Source data
__________
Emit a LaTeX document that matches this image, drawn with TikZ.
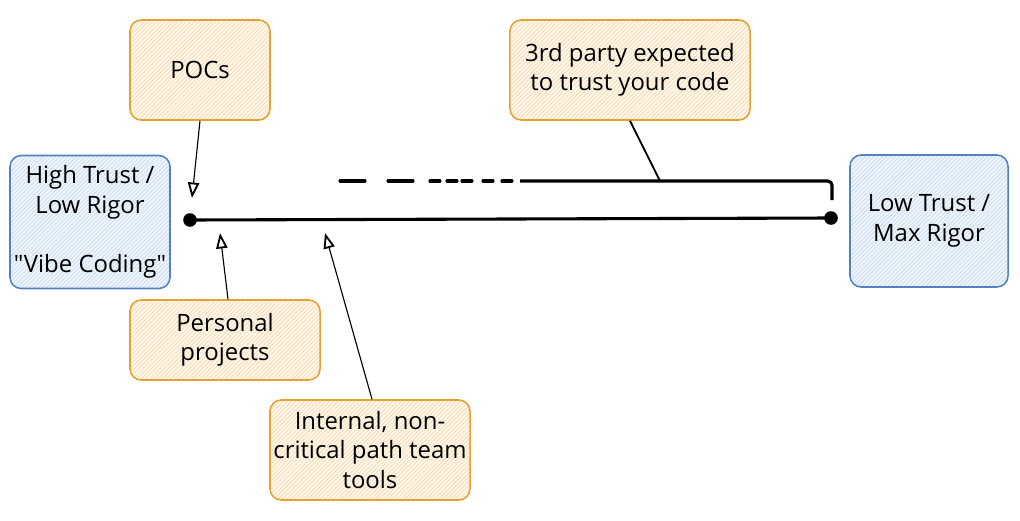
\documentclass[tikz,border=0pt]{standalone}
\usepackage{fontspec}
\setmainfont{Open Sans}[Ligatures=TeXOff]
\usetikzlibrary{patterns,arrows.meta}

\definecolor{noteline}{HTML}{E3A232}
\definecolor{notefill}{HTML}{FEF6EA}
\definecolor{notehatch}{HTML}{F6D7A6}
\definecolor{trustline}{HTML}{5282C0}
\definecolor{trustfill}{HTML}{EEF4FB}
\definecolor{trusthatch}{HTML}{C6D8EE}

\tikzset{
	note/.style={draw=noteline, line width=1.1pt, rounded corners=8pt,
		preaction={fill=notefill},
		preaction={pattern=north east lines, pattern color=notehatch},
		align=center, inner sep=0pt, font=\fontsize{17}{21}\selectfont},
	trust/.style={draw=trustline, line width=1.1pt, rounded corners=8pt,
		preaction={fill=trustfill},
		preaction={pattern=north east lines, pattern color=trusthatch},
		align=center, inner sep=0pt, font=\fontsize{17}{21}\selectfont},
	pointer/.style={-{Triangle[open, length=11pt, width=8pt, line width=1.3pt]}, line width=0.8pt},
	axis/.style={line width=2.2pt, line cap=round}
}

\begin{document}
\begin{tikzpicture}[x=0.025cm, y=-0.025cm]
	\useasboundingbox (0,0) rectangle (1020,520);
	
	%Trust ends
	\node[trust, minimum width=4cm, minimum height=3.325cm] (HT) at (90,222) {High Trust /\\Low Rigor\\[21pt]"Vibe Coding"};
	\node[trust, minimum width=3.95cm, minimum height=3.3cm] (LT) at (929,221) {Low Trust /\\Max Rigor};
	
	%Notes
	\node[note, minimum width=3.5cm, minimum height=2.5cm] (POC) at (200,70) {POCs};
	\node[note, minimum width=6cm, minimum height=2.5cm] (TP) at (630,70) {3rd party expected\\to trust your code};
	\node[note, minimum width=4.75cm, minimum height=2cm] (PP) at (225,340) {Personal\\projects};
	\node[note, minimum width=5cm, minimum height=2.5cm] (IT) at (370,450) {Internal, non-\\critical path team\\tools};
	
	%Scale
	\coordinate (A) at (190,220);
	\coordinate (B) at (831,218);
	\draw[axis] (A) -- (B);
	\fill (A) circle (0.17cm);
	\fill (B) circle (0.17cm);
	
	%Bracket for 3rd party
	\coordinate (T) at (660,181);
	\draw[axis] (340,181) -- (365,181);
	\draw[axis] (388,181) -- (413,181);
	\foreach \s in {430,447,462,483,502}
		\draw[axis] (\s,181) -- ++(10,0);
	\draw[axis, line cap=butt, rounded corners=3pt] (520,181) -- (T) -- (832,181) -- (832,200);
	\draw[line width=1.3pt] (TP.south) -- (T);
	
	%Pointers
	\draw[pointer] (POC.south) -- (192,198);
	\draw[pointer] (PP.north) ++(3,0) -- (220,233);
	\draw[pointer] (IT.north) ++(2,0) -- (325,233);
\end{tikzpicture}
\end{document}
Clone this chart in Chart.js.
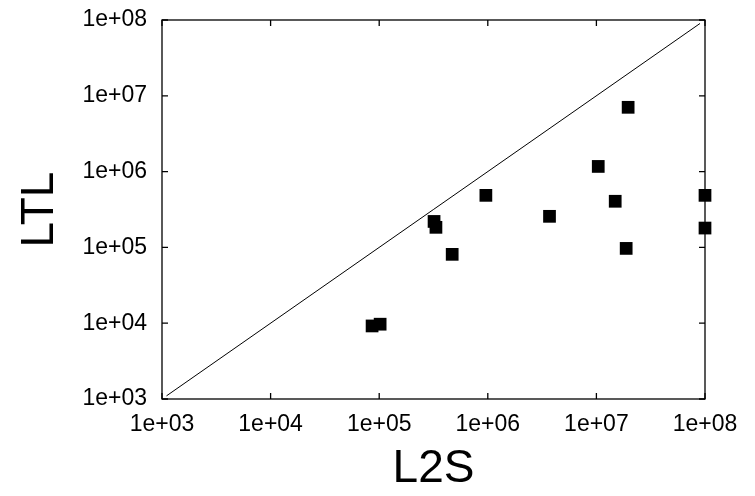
__________
Request
Write out, word for word, the lines from the start of the data through the one holding "minimum width=3.95cm, minimum". Omit pictures.

Written response
Emit a LaTeX document that matches this image, drawn with TikZ.
\documentclass[tikz,border=0pt]{standalone}
\usepackage{fontspec}
\setmainfont{Open Sans}[Ligatures=TeXOff]
\usetikzlibrary{patterns,arrows.meta}

\definecolor{noteline}{HTML}{E3A232}
\definecolor{notefill}{HTML}{FEF6EA}
\definecolor{notehatch}{HTML}{F6D7A6}
\definecolor{trustline}{HTML}{5282C0}
\definecolor{trustfill}{HTML}{EEF4FB}
\definecolor{trusthatch}{HTML}{C6D8EE}

\tikzset{
	note/.style={draw=noteline, line width=1.1pt, rounded corners=8pt,
		preaction={fill=notefill},
		preaction={pattern=north east lines, pattern color=notehatch},
		align=center, inner sep=0pt, font=\fontsize{17}{21}\selectfont},
	trust/.style={draw=trustline, line width=1.1pt, rounded corners=8pt,
		preaction={fill=trustfill},
		preaction={pattern=north east lines, pattern color=trusthatch},
		align=center, inner sep=0pt, font=\fontsize{17}{21}\selectfont},
	pointer/.style={-{Triangle[open, length=11pt, width=8pt, line width=1.3pt]}, line width=0.8pt},
	axis/.style={line width=2.2pt, line cap=round}
}

\begin{document}
\begin{tikzpicture}[x=0.025cm, y=-0.025cm]
	\useasboundingbox (0,0) rectangle (1020,520);
	
	%Trust ends
	\node[trust, minimum width=4cm, minimum height=3.325cm] (HT) at (90,222) {High Trust /\\Low Rigor\\[21pt]"Vibe Coding"};
	\node[trust, minimum width=3.95cm, minimum height=3.3cm] (LT) at (929,221) {Low Trust /\\Max Rigor};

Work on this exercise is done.